Sayat-Nova was the most famous poet of the early Modern Age. Some researchers consider him the last great poet of Armenian medieval times. Sayat-Nova is a pseudonym, his real name was Harutyun (Arutin) Sayadyan. The question of Sayat-Nova's birth date underwent separate and comprehensive research by Paruyr Sevak, who, after studying the available facts, concluded that he was born in 1722. Correcting the examination conducted by Paruyr Sevak and adding new data, now the most reliable year is considered to be 1722, presumably he was born in Tiflis. It is known that he lived for a long time at the court of the Georgian king.

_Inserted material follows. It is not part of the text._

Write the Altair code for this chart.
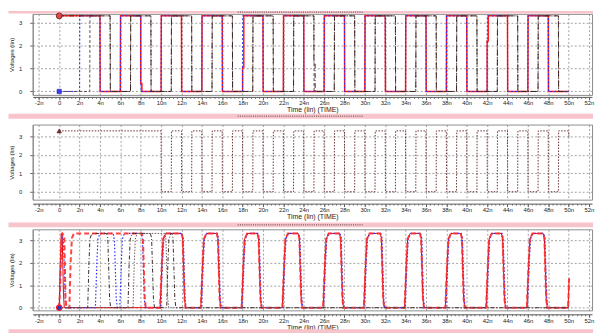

Sayat-Nova's poems are distinguished by extraordinary imagery. Embracing the style of his predecessors, he significantly perfected the art of ashugh. K. Bardakjian noted that the images and literary references presented by Sayat-Nova reflect Armenian and Near Eastern folklore and many common traditions. His descriptive models of the female form resemble the works of poets from the 13th-16th centuries, such as Konstantin Erznkatsi, Hovhanes Tlkurantsi, Grigoris Akhtamartsi, and especially Naghash Hovnatan. Based on the traditions of his predecessors, Sayat-Nova is deeply original; his songs are characterized by depth, immediacy, and dramatic power. Ashug wrote in Armenian, Georgian, and Turkish (Azerbaijani), was influenced by Persian poetry. According to K. Bardakjian, One hundred twenty of Sayat-Nova's poems were written in Azerbaijani, about seventy in Armenian, and about thirty in Georgian. In his texts, "there is not the slightest hint of nationalism". He wrote in a style close to gazelle, skillfully mastering the techniques of harmony, alliteration, repetition, and internal rhyme. In addition to texts, he also composed music for his poems, which he performed himself accompanied by a kemenche. The main theme of his work is love, although he also left philosophical poems. Sayat-Nova himself dated a number of poems from 1742 to 1759. The poet had many followers and imitators, and the Sayat-Nova school was formed. He was killed by the troops of Agha Mohammad Khan in 1795. Together with Naghash Hovnatan, he concluded the medieval period of Armenian poetry.